The various incarnations of Star Trek have always been a product of their times and dealt with the social issues at the forefront of people’s thoughts: TOS aired the first interracial kiss during a tumultuous time during the civil rights era, Star Trek VI: The Undiscovered Country was inspired by the fall of the Berlin Wall, and Bryan Fuller has announced that Discovery will feature an LGBT character.
Star Trek is often defined by its bravery in advancing the boundaries of society and has often faced pushback from the powers that be. But the PTBs are changing, and we can expect Star Trek to raise awareness and continue the conversation about what it means to be human in all its infinite combinations.

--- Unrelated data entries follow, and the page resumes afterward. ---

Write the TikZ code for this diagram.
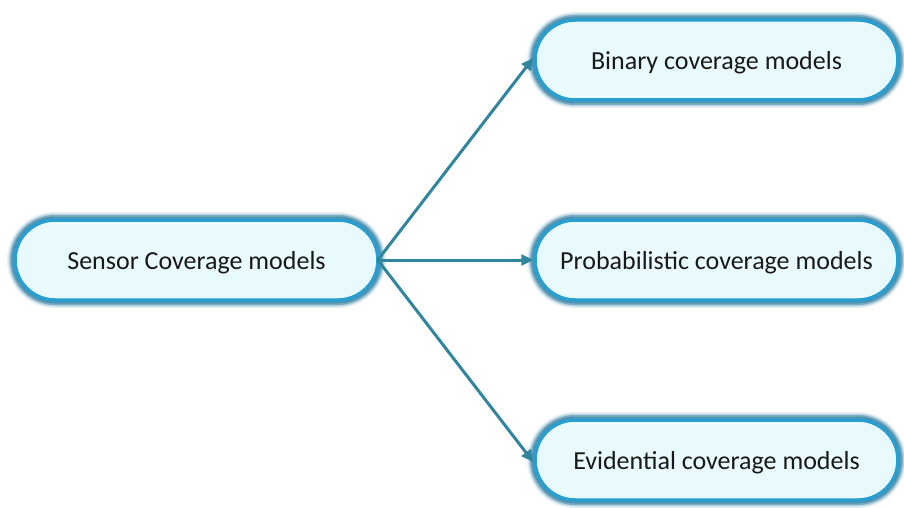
\documentclass[tikz,border=0pt]{standalone}
\usepackage{fontspec}
\setmainfont{Carlito}
\usetikzlibrary{arrows.meta}
\definecolor{boxfill}{HTML}{E8FAFD}
\definecolor{boxline}{HTML}{2A9ECF}
\definecolor{boxglow}{HTML}{3A87A8}
\definecolor{linkcol}{HTML}{31859C}
\tikzset{
  model/.style={
    rectangle, rounded corners=40pt, minimum width=363pt, minimum height=80pt,
    fill=boxfill, draw=boxline, line width=3.5pt, inner sep=0pt,
    text depth=0pt,
    font=\fontsize{26}{30}\selectfont, text=black!90,
    preaction={draw=boxglow, draw opacity=0.12, line width=16pt, fill=none},
    preaction={draw=boxglow, draw opacity=0.25, line width=13pt, fill=none},
    preaction={draw=boxglow, draw opacity=0.5, line width=10pt, fill=none},
    preaction={draw=boxglow, draw opacity=0.65, line width=7pt, fill=none}},
  link/.style={draw=linkcol, line width=3pt,
    -{Triangle[length=12pt,width=11pt]}}
}
\begin{document}
\begin{tikzpicture}[x=1pt,y=-1pt]
  \fill[white] (0,0) rectangle (904,508);
  \useasboundingbox (0,0) rectangle (904,508);
  \node[model] (root) at (196.5,260) {Sensor Coverage models};
  \node[model] (bin)  at (716.5,60)  {Binary coverage models};
  \node[model] (prob) at (716.5,260) {Probabilistic coverage models};
  \node[model] (evid) at (716.5,460) {Evidential coverage models};
  \coordinate (src) at ([xshift=-2pt]root.east);
  \draw[link] (src) -- ([yshift=2pt]bin.west);
  \draw[link] (src) -- (prob.west);
  \draw[link] (src) -- ([yshift=-2pt]evid.west);
\end{tikzpicture}
\end{document}
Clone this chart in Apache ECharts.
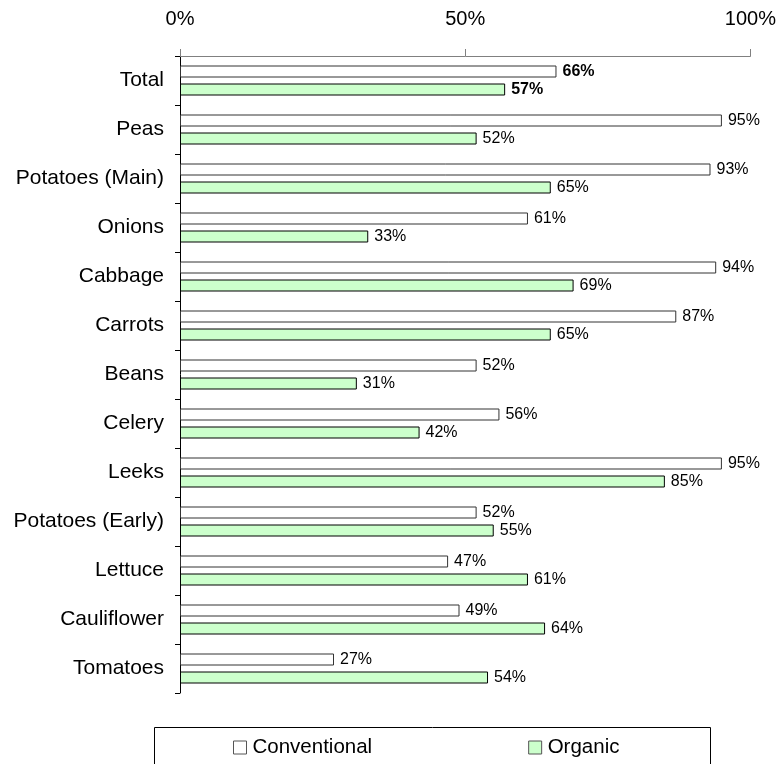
<!DOCTYPE html>
<html>
<head>
<meta charset="utf-8">
<script src="https://cdn.jsdelivr.net/npm/echarts@6/dist/echarts.min.js"></script>
<style>
  html, body { margin: 0; padding: 0; background: #fff; }
  #chart { width: 779px; height: 764px; }
</style>
</head>
<body>
<div id="chart"></div>
<script>
// Share of samples per crop, conventional vs organic
const categories = ['Total', 'Peas', 'Potatoes (Main)', 'Onions', 'Cabbage', 'Carrots', 'Beans',
  'Celery', 'Leeks', 'Potatoes (Early)', 'Lettuce', 'Cauliflower', 'Tomatoes'];
const conventional = [66, 95, 93, 61, 94, 87, 52, 56, 95, 52, 47, 49, 27];
const organic = [57, 52, 65, 33, 69, 65, 31, 42, 85, 55, 61, 64, 54];
const xTicks = [0, 50, 100];

const FONT = '"Liberation Sans", Arial, sans-serif';

const valueLabel = {
  show: true,
  position: 'right',
  distance: 6,
  color: '#000',
  fontFamily: FONT,
  fontSize: 16,
  formatter: p => p.value + '%'
};

// the "Total" row gets bold value labels
function seriesData(values) {
  return values.map((v, i) => i === 0
    ? { value: v, label: { fontWeight: 'bold' } }
    : { value: v });
}

const chart = echarts.init(document.getElementById('chart'), null, { renderer: 'canvas' });
chart.setOption({
  animation: false,
  backgroundColor: '#fff',
  grid: { left: 180, right: 28, top: 56, bottom: 71, containLabel: false },
  xAxis: {
    type: 'value',
    position: 'top',
    min: xTicks[0],
    max: xTicks[xTicks.length - 1],
    interval: xTicks[1] - xTicks[0],
    axisLine: { show: true, lineStyle: { color: '#808080', width: 1 } },
    axisTick: { show: true, length: 7, lineStyle: { color: '#808080' } },
    splitLine: { show: false },
    axisLabel: {
      color: '#000', fontFamily: FONT, fontSize: 20, margin: 27,
      formatter: v => v + '%'
    }
  },
  yAxis: {
    type: 'category',
    data: categories,
    inverse: true,
    axisLine: { show: true, lineStyle: { color: '#000', width: 1 } },
    axisTick: { show: true, length: 5, lineStyle: { color: '#000' } },
    axisLabel: { color: '#000', fontFamily: FONT, fontSize: 21, margin: 16 }
  },
  legend: {
    data: ['Conventional', 'Organic'],
    left: 233,
    top: 737,
    orient: 'horizontal',
    padding: 0,
    itemGap: 156,
    itemWidth: 13,
    itemHeight: 13,
    icon: 'rect',
    itemStyle: { borderColor: '#555', borderWidth: 1 },
    textStyle: { color: '#000', fontFamily: FONT, fontSize: 20.5, padding: [0, 0, 0, 1] }
  },
  graphic: [{
    type: 'rect',
    shape: { x: 154.5, y: 727.5, width: 556, height: 60 },
    style: { fill: 'none', stroke: '#000', lineWidth: 1 },
    silent: true
  }],
  series: [
    {
      name: 'Conventional',
      type: 'bar',
      data: seriesData(conventional),
      barWidth: 12,
      barGap: '50%',
      itemStyle: { color: '#ffffff', borderColor: '#333', borderWidth: 1 },
      label: valueLabel
    },
    {
      name: 'Organic',
      type: 'bar',
      data: seriesData(organic),
      barWidth: 12,
      barGap: '50%',
      itemStyle: { color: '#ccffcc', borderColor: '#000', borderWidth: 1 },
      label: valueLabel
    }
  ]
});
</script>
</body>
</html>
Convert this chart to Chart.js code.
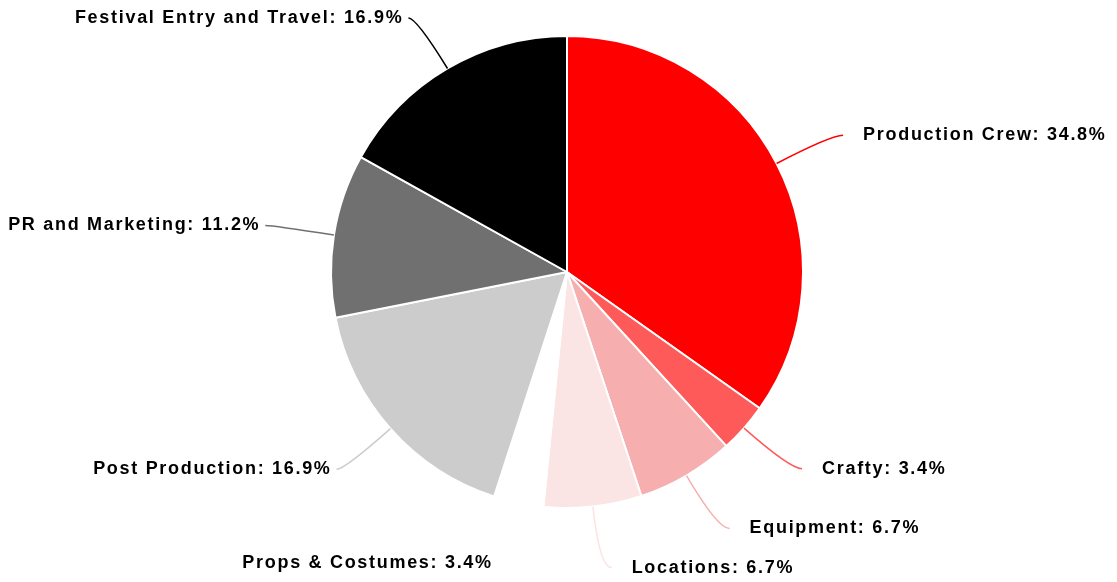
<!DOCTYPE html>
<html>
<head>
<meta charset="utf-8">
<script src="https://cdn.jsdelivr.net/npm/chart.js@4.4.0/dist/chart.umd.min.js"></script>
<style>
    body { margin: 0; background: #ffffff; }
    #wrap { width: 1117px; height: 582px; }
</style>
</head>
<body>
<div id="wrap"><canvas id="pie-chart" width="1117" height="582"></canvas></div>
<script>
const categories = ["Production Crew", "Crafty", "Equipment", "Locations", "Props & Costumes", "Post Production", "PR and Marketing", "Festival Entry and Travel"];
const shares = [34.8, 3.4, 6.7, 6.7, 3.4, 16.9, 11.2, 16.9];
const sliceColors = ["#ff0000", "#ff5a5a", "#f7aeae", "#fbe4e4", "#ffffff", "#cccccc", "#707070", "#000000"];

// etiquetas fuera del pastel con linea curva
const outsideLabels = {
    id: "outsideLabels",
    afterDatasetsDraw(chart) {
        const ctx = chart.ctx;
        const meta = chart.getDatasetMeta(0);
        const items = [];

        meta.data.forEach((arc, i) => {
            const p = arc.getProps(["x", "y", "startAngle", "endAngle", "outerRadius"], true);
            const mid = (p.startAngle + p.endAngle) / 2;
            const dx = Math.cos(mid);
            const dy = Math.sin(mid);
            const rLab = p.outerRadius * 1.26;
            let ly = p.y + dy * rLab;
            ly = Math.max(18, Math.min(chart.height - 11, ly));
            items.push({
                i: i,
                side: dx >= 0 ? 1 : -1,
                x0: p.x + dx * p.outerRadius,
                y0: p.y + dy * p.outerRadius,
                cx: p.x + dx * rLab,
                cy: p.y + dy * rLab,
                ly: ly,
            });
        });

        [1, -1].forEach((side) => {
            const list = items.filter((it) => it.side == side).sort((a, b) => a.ly - b.ly);
            for (let k = 1; k < list.length; k++) {
                if (list[k].ly - list[k - 1].ly < 34) list[k].ly = list[k - 1].ly + 34;
            }
        });

        ctx.save();
        items.forEach((it) => {
            const endX = it.cx + it.side * (it.side > 0 ? 12 : 8);
            ctx.beginPath();
            ctx.moveTo(it.x0, it.y0);
            ctx.quadraticCurveTo(it.cx, it.ly, endX, it.ly);
            ctx.strokeStyle = sliceColors[it.i];
            ctx.lineWidth = 1.5;
            ctx.stroke();

            ctx.font = "bold 18px 'Liberation Sans', Arial, sans-serif";
            ctx.letterSpacing = "1.7px";
            ctx.fillStyle = "#000000";
            ctx.textBaseline = "middle";
            ctx.textAlign = it.side > 0 ? "left" : "right";
            const tx = it.side > 0 ? endX + 20 : endX - 5;
            ctx.fillText(categories[it.i] + ": " + shares[it.i].toFixed(1) + "%", tx, it.ly);
        });
        ctx.restore();
    },
};

new Chart(document.getElementById("pie-chart"), {
    type: "pie",
    data: {
        labels: categories,
        datasets: [
            {
                data: shares,
                backgroundColor: sliceColors,
                borderColor: "#ffffff",
                borderWidth: 2,
            },
        ],
    },
    options: {
        responsive: false,
        animation: false,
        layout: { padding: { top: 35, bottom: 73, left: 299, right: 282 } },
        plugins: {
            legend: { display: false },
            tooltip: { enabled: false },
        },
    },
    plugins: [outsideLabels],
});
</script>
</body>
</html>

Trek’s Hollywood Stars: Bruce Greenwood and Peter Weller
The Kelvin Timeline films made their presence felt Saturday afternoon when actors Bruce Greenwood and Peter Weller stepped onstage to talk about their long careers and experiences working on Star Trek.
When asked if he’s had a chance to see Star Trek Beyond yet, Greenwood quipped, “I saw it this weekend. It’s missing a character!”.
He spoke about how he approached the role of Christopher Pike and how his chemistry with Chris Pine informed the relationship between Pike and Kirk:
He started on the page. There’s lots of history. A lot of it had to do with the vibe Chris and I had. When you have that thing going on with another actor you can flesh things out.
Weller said that while Admiral Marcus is one of the villains of Star Trek Into Darkness, the character doesn’t think of himself that way:
In truth when you’re looking at script objectively…he (JJ) put it best – the deal with Marcus is that he’s not really the villain. He’s undone by his own hubris.
They both spoke poignantly about the recent loss of Anton Yelchin. Weller spoke of his personality:
Gifted intelligence and charm. I was immediately taken with the guy. He was an inspiring cat to be around. He was remarkablke. It’s sad.
Greenwood is still trying to cope with the loss:
Too surreal. He was one of those people who touched everyone around. It was stunning that he was suddenly not there anymore. It was just heartbreaking and continues to be.